I wish I had a poetic line to explain this feeling, but I don’t.
I have nothing but emptiness inside my chest. I have a hand that hasn’t been held in years and lips that haven’t been touched without the lingering taste of alcohol. I haven’t been loved, truly loved, in far too long.
I don’t remember what it feels like to be wanted or adored. I don’t remember what it feels like to wake up next to someone I truly love and couldn’t imagine living my life without. I don’t remember what it feels like to be held when I’m sad or kissed when I’m happy. I don’t remember any of that.
But I do remember the last time I felt inadequate and worthless. I remember the last time I felt over looked and the last time I felt horrible about myself. I remember the last time I tried to make something out of nothing because I felt so lonely.

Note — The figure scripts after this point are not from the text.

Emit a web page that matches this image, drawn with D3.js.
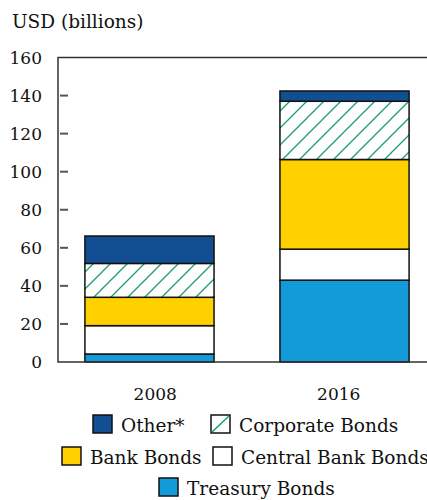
<!DOCTYPE html>
<html>
<head>
<meta charset="utf-8">
<script src="https://cdn.jsdelivr.net/npm/d3@7"></script>
<style>
  html, body { margin: 0; padding: 0; background: #fff; }
  svg { display: block; }
  text { font-family: "DejaVu Serif", serif; fill: #111; }
</style>
</head>
<body>
<svg id="chart" width="427" height="500"></svg>
<script>
// ---- data ----
const categories = ["2008", "2016"];
const seriesNames = ["Treasury Bonds", "Central Bank Bonds", "Bank Bonds", "Corporate Bonds", "Other*"];
const treasuryBonds = [4.2, 43.0];
const centralBankBonds = [14.9, 16.3];
const bankBonds = [14.9, 47.1];
const corporateBonds = [17.8, 30.6];
const otherBonds = [14.4, 5.4];
const yTicks = [0, 20, 40, 60, 80, 100, 120, 140, 160];
const yTitle = "USD (billions)";

// ---- styles ----
const colors = {
  "Treasury Bonds": "#129bd8",
  "Central Bank Bonds": "#ffffff",
  "Bank Bonds": "#ffd100",
  "Corporate Bonds": "url(#hatch)",
  "Other*": "#124e92"
};
const hatchGreen = "#17a06c";

const rows = categories.map((c, i) => ({
  category: c,
  "Treasury Bonds": treasuryBonds[i],
  "Central Bank Bonds": centralBankBonds[i],
  "Bank Bonds": bankBonds[i],
  "Corporate Bonds": corporateBonds[i],
  "Other*": otherBonds[i]
}));

const svg = d3.select("#chart");

// hatch pattern
const defs = svg.append("defs");
const pat = defs.append("pattern")
  .attr("id", "hatch")
  .attr("patternUnits", "userSpaceOnUse")
  .attr("width", 17).attr("height", 17);
pat.append("rect").attr("width", 17).attr("height", 17).attr("fill", "#fff");
pat.append("path")
  .attr("d", "M-1,18 L18,-1 M-9,9 L9,-9 M8,26 L26,8")
  .attr("stroke", hatchGreen).attr("stroke-width", 1.3);

// ---- scales ----
const plotLeft = 58, plotRight = 436, plotTop = 57.5, plotBottom = 362;
const y = d3.scaleLinear().domain([0, 160]).range([plotBottom, plotTop]);
const x = d3.scaleBand().domain(categories).range([plotLeft, plotRight])
  .paddingInner(0.338).paddingOuter(0.138);
const xLabel = d3.scalePoint().domain(categories).range([plotLeft, plotRight]).padding(0.53);

// y title
svg.append("text").attr("x", 12).attr("y", 28)
  .style("font-size", "18.5px").text(yTitle);

// y tick labels
svg.append("g").selectAll("text").data(yTicks).join("text")
  .attr("x", 42).attr("y", d => y(d)).attr("dy", "0.36em")
  .attr("text-anchor", "end")
  .style("font-size", "17px")
  .text(d => d);

// inner tick marks
svg.append("g").selectAll("line").data(yTicks.filter(d => d > 0 && d < 160)).join("line")
  .attr("x1", 60).attr("x2", 68)
  .attr("y1", d => y(d)).attr("y2", d => y(d))
  .attr("stroke", "#555").attr("stroke-width", 2);

// stacked bars
const stack = d3.stack().keys(seriesNames)(rows);
const layers = svg.append("g").selectAll("g").data(stack).join("g")
  .attr("fill", d => colors[d.key]);
layers.selectAll("rect").data(d => d).join("rect")
  .attr("x", d => x(d.data.category))
  .attr("width", x.bandwidth())
  .attr("y", d => y(d[1]))
  .attr("height", d => y(d[0]) - y(d[1]))
  .attr("stroke", "#111").attr("stroke-width", 1.5);

// frame (left, top, bottom; right side runs off the crop)
svg.append("path")
  .attr("d", `M${plotRight + 10},${plotTop} H${plotLeft} V${plotBottom} H${plotRight + 10}`)
  .attr("fill", "none").attr("stroke", "#333").attr("stroke-width", 1.5);

// x labels
svg.append("g").selectAll("text").data(categories).join("text")
  .attr("x", d => xLabel(d)).attr("y", 400)
  .attr("text-anchor", "middle")
  .style("font-size", "17px")
  .text(d => d);

// legend
const legendItems = [
  { name: "Other*", sx: 93, sy: 415 },
  { name: "Corporate Bonds", sx: 211, sy: 415 },
  { name: "Bank Bonds", sx: 62, sy: 447 },
  { name: "Central Bank Bonds", sx: 213, sy: 447 },
  { name: "Treasury Bonds", sx: 159, sy: 478 }
];
const lg = svg.append("g").selectAll("g").data(legendItems).join("g");
lg.append("rect")
  .attr("x", d => d.sx).attr("y", d => d.sy)
  .attr("width", 19).attr("height", 18)
  .attr("fill", d => d.name === "Corporate Bonds" ? "#fff" : colors[d.name])
  .attr("stroke", "#111").attr("stroke-width", 1.5);
lg.filter(d => d.name === "Corporate Bonds").append("line")
  .attr("x1", d => d.sx + 1).attr("y1", d => d.sy + 17)
  .attr("x2", d => d.sx + 18).attr("y2", d => d.sy + 1)
  .attr("stroke", hatchGreen).attr("stroke-width", 1.5);
lg.append("text")
  .attr("x", d => d.sx + 28).attr("y", d => d.sy + 16.5)
  .style("font-size", "18.5px")
  .text(d => d.name);
</script>
</body>
</html>
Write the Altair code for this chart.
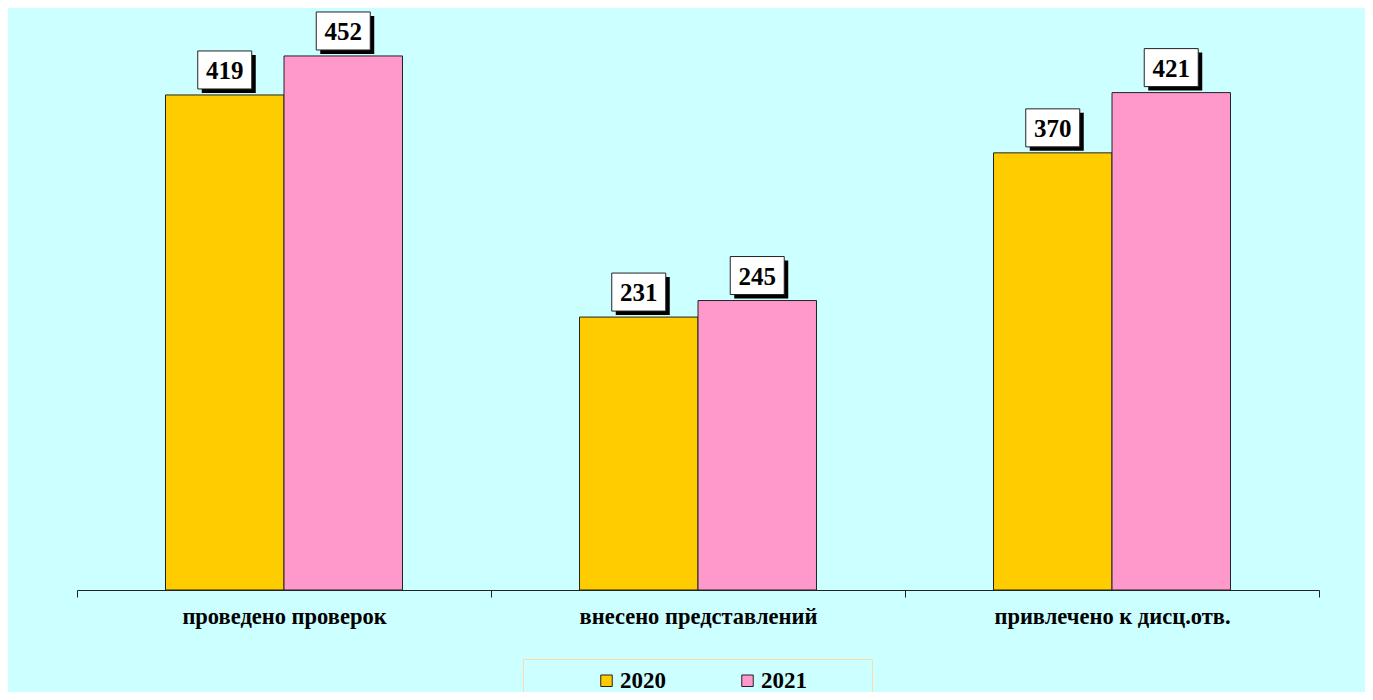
import altair as alt
import pandas as pd

categories = ["проведено проверок", "внесено представлений", "привлечено к дисц.отв."]
years = ["2020", "2021"]
values_2020 = [419, 231, 370]
values_2021 = [452, 245, 421]

rows = []
for i, c in enumerate(categories):
    rows.append({"cat": c, "year": years[0], "value": values_2020[i]})
    rows.append({"cat": c, "year": years[1], "value": values_2021[i]})
df = pd.DataFrame(rows)

SERIF = "Liberation Serif"

x = alt.X("cat:N", sort=categories, title=None,
          scale=alt.Scale(paddingInner=0, paddingOuter=0),
          axis=alt.Axis(labelAngle=0, tickBand="extent", domainColor="#222222",
                        tickColor="#222222", tickSize=7, labelPadding=8,
                        labelFont=SERIF, labelFontWeight="bold", labelFontSize=22.5,
                        labelColor="black", labelLimit=0))
xo = alt.XOffset("year:N", sort=years, scale=alt.Scale(paddingInner=0, paddingOuter=0.747))
y = alt.Y("value:Q", scale=alt.Scale(domain=[0, 492.6], nice=False, zero=True), axis=None)

color = alt.Color("year:N", sort=years,
                  scale=alt.Scale(domain=years, range=["#FFCC00", "#FF99CC"]),
                  legend=alt.Legend(title="\u00a0", titleOrient="right", titlePadding=55,
                                    titleFontSize=4, titleColor="#CCFFFF",
                                    orient="none", legendX=446, legendY=651,
                                    direction="horizontal", strokeColor="#FFD9A8",
                                    padding=10, symbolOffset=62, symbolType="square",
                                    symbolSize=132, symbolStrokeColor="#222222",
                                    symbolStrokeWidth=1, labelFont=SERIF,
                                    labelFontWeight="bold", labelFontSize=23,
                                    labelColor="black", columnPadding=8, labelOffset=2,
                                    labelLimit=0))

bars = alt.Chart(df).mark_bar(stroke="#222222", strokeWidth=1).encode(
    x=x, xOffset=xo, y=y, color=color)

shadow_path = "M-0.852,-1.4815L1.148,-1.4815L1.148,-0.0741L-0.852,-0.0741Z"
box_path = "M-1,-1.6296L1,-1.6296L1,-0.2222L-1,-0.2222Z"

shadow = alt.Chart(df).mark_point(shape=shadow_path, size=2916, filled=True,
                                  fill="black", opacity=1).encode(
    x=x, xOffset=xo, y=y)
box = alt.Chart(df).mark_point(shape=box_path, size=2916, filled=True,
                               fill="white", stroke="#222222", strokeWidth=1,
                               opacity=1).encode(x=x, xOffset=xo, y=y)
text = alt.Chart(df).mark_text(font=SERIF, fontWeight="bold", fontSize=25,
                               baseline="middle", dy=-24, color="black").encode(
    x=x, xOffset=xo, y=y, text="value:Q")

chart = alt.layer(bars, shadow, box, text).properties(
    width=1242, height=582,
    autosize=alt.AutoSizeParams(type="none"),
    padding={"left": 69, "top": 0, "right": 46, "bottom": 102},
    background="#CCFFFF",
).configure_view(stroke=None)

chart.save("out.html", embed_options={"renderer": "svg", "actions": False})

Loneliness has a sneaky way to slowly make its presence felt in your life. It makes me feel a darkness I don’t like to admit to feeling. It makes me feel hopeless and it makes me hate myself. It brings out a side of me that I don’t like and I don’t want to know.
It makes me question everything about myself, including the things I love. It makes me feel like I’m not good enough and that I’m unlovable, even when I know those things aren’t true.
Loneliness makes me feel like I’ll never be happy and the world is just crashing down on me. All I see is happy couples and I long for their connections and relationships. It makes me curse them and want to find the saddest song on my library to play on repeat.
Loneliness is ugly and it’s dark and it’s alienating.
It makes you feel so ungodly alone in a world that’s full of people. Everyone has someone, then there’s you alone in a crowded room. You can’t find anyone to reach out and comfort you. You can’t find anyone to soothe your soul and makes you feel happy.
You’re left with a rotting hole in your chest that feels like it’ll never be full. You feel like you’re screaming at the top of your lungs but no one can hear you. You feel like everyone around you is speaking a different language and you just can’t communicate. You feel lost and alone. You feel misunderstood and heart-broken.
You feel like you’re the only one feeling this pain and struggling through this deep, dark loneliness, but you’re not.
I can promise you you’re not alone in this feeling.
The dark waters you’re swimming in are filled with others just like you, but you just can’t see each other. But one day the sun will come out and the dark will turn to day and you will feel the loneliness lift up and you will see you were never really alone. You will see things will be okay and the world isn’t so dark and dreary, but until that day keep moving forward, you never know when the sun will come out.
Loneliness is cruel and painful, but the light that will soon shine on you will make even your darkest days seem not so bad.